Chapter 23: What would Satan take in exchange for humanity? Something better, which Christ reveals himself to be while his divinity remained hidden. That redemption was a matter of exchange exhibits God’s justice and the manner in which this was prosecuted reveals God’s wisdom.

Chapter 24: God’s wisdom hid Christ’s deity under his humanity, which made him like a baited fish-hood. In accepting the exchange, Satan inadvertently established the conditions necessary to break his own power by introducing divine life and goodness into the heart of human death and evil.

Chapter 25: The incarnation is not all that strange conceptually speaking because God is always present to everything, but he is uniquely present in the incarnation so that our nature might become divine.

Chapter 26: God skillfully combined justice and love. Justice is defined by fitting recompense, and it is fitting that the deceiver (Satan) was deceived. The approximation of divine goodness to human sin obliterates the latter, and this expulsion of evil restores us to the primal state in which we were created. This is done by means of God passing through all accidents of human life (and, though it is not stated here, by Christ acting virtuously therein).

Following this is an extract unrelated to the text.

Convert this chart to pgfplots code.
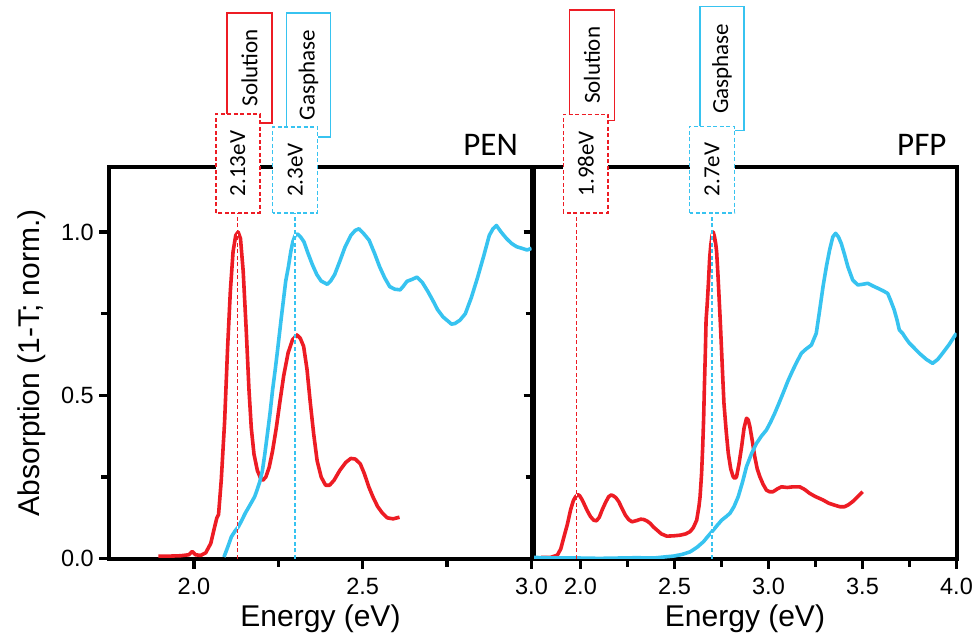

Chapter 27: All aspects of human life are tainted by sin, and so all require healing. That is why God partook of all human life’s accidents (recapitulation). All creation is equally beneath God’s dignity, but doing good to those in need is not. The incarnation is therefore not foreign to God.

Chapter 28: God is separate from evil, but human nature and materiality are not evil as such. So, the incarnation is not inconceivable.

Chapter 29: Why did God wait so long to become incarnate? He waited for evil to become as extensive as possible so as to heal it as extensively as possible.

Chapter 30: Why is sin not now entirely removed from our existence? Sin is defeated and dead, but still in its death throes. Free will is part of this equation.

Chapter 31: God does not work through fiat or sheer omnipotence, but respects humanity’s free will – which God created. There is no virtue without free will, and there is no value to life without virtue.

Chapter 32: Some say it was needless for God to submit to death, but he had to because death is part of human existence (in the background is the logic of ‘what is not assumed is not redeemed’, see chapters 26 & 27). Christ’s birth was for the sake of his death since our nature needed lifting from death. Christ’s resurrection has implications for the whole human race. Mystagogy of the cross: the shape of the cross points in four directions, and represents the union of heaven (God) and earth (humanity) spanning from birth to death.

Comments

Anonymous said…
I find this summary very helpful. After reading the Great Catechism in its entirety, I am still at a loss as to a thesis statement for a short paper. Do you have any thoughts?
I have many, but you should write your own paper. :-)
Anonymous said…
I assumed this would be the answer! ;-)

So, here is my thesis statement:

The Great Catechism, written by Gregory of Nyssa, is a summary of how Deity mingled with humanity, so that humanity may participate in the divine.

Thoughts? Critiques?
That certainly gets at the soteriological heart of the Nyssen's thought and, indeed, of all theology.